-- begin --

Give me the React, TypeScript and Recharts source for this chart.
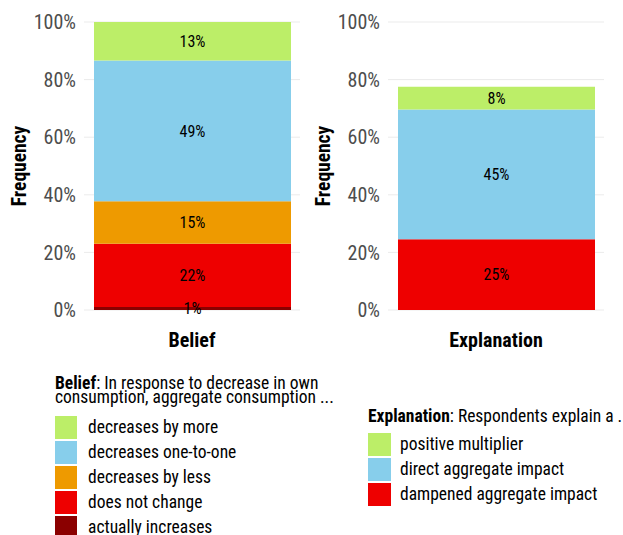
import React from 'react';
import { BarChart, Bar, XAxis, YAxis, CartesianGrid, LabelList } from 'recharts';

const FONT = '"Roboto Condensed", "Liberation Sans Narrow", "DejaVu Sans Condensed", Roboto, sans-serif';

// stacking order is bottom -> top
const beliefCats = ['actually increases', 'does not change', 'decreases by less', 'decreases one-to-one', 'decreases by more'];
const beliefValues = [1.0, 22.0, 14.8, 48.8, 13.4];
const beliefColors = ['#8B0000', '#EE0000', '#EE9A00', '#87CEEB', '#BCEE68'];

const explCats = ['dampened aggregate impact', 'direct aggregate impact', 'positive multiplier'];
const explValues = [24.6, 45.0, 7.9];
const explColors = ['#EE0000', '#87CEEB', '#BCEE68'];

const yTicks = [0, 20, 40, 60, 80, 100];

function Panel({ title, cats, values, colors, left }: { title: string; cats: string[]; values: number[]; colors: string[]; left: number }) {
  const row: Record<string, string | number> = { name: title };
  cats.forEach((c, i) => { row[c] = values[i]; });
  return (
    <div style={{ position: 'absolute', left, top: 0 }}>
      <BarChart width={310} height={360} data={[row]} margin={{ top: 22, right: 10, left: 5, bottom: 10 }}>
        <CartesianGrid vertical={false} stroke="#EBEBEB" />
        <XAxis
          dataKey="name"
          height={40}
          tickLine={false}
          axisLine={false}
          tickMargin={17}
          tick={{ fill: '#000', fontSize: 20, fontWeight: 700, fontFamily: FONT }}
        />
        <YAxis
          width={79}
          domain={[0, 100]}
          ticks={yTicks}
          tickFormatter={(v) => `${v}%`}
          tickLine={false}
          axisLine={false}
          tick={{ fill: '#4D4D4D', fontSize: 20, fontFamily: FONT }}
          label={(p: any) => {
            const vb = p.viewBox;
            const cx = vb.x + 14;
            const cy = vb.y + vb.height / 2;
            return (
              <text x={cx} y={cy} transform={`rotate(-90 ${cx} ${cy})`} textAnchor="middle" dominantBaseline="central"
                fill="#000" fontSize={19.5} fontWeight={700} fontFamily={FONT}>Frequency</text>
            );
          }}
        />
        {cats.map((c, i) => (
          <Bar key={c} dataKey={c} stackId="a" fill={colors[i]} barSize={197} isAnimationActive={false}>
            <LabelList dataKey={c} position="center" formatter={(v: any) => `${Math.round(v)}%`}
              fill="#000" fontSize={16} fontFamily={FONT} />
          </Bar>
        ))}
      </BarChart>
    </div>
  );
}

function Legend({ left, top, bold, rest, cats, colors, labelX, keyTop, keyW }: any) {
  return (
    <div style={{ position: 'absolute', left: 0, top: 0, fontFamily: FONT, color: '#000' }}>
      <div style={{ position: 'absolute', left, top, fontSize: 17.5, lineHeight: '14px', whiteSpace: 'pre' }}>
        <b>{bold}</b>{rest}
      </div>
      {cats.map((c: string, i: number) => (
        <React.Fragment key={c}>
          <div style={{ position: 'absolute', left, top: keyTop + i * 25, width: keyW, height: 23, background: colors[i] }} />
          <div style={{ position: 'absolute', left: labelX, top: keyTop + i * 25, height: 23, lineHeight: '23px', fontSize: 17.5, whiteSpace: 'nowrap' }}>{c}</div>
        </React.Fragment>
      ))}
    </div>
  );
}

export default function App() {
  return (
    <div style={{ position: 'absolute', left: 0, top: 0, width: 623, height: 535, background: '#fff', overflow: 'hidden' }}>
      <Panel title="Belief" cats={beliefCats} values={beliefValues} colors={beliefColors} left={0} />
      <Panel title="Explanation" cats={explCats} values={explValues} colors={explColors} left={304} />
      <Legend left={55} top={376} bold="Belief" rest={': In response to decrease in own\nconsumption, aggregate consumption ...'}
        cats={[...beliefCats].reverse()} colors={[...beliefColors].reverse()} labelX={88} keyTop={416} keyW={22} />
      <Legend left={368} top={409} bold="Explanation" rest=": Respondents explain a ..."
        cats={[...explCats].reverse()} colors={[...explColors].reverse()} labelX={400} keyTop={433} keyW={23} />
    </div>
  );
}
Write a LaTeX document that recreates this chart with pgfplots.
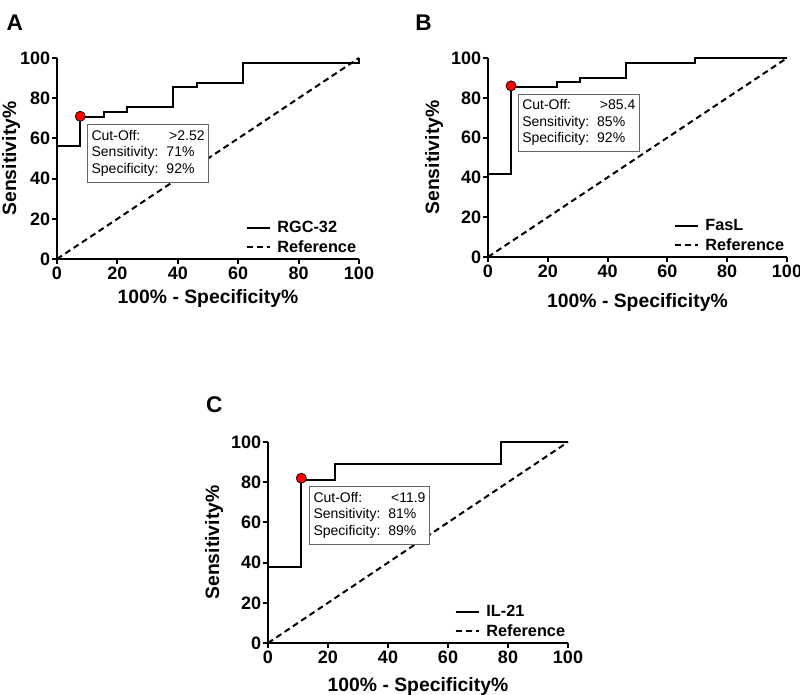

-- end --

Up to and including the line containing "const yTicks = [0, 20, 40, 60, 80, 100];", repeat every line from the start of the data, but none of the pictures.

Give me the React, TypeScript and Recharts source for this chart.
import React from 'react';
import { BarChart, Bar, XAxis, YAxis, CartesianGrid, LabelList } from 'recharts';

const FONT = '"Roboto Condensed", "Liberation Sans Narrow", "DejaVu Sans Condensed", Roboto, sans-serif';

// stacking order is bottom -> top
const beliefCats = ['actually increases', 'does not change', 'decreases by less', 'decreases one-to-one', 'decreases by more'];
const beliefValues = [1.0, 22.0, 14.8, 48.8, 13.4];
const beliefColors = ['#8B0000', '#EE0000', '#EE9A00', '#87CEEB', '#BCEE68'];

const explCats = ['dampened aggregate impact', 'direct aggregate impact', 'positive multiplier'];
const explValues = [24.6, 45.0, 7.9];
const explColors = ['#EE0000', '#87CEEB', '#BCEE68'];

const yTicks = [0, 20, 40, 60, 80, 100];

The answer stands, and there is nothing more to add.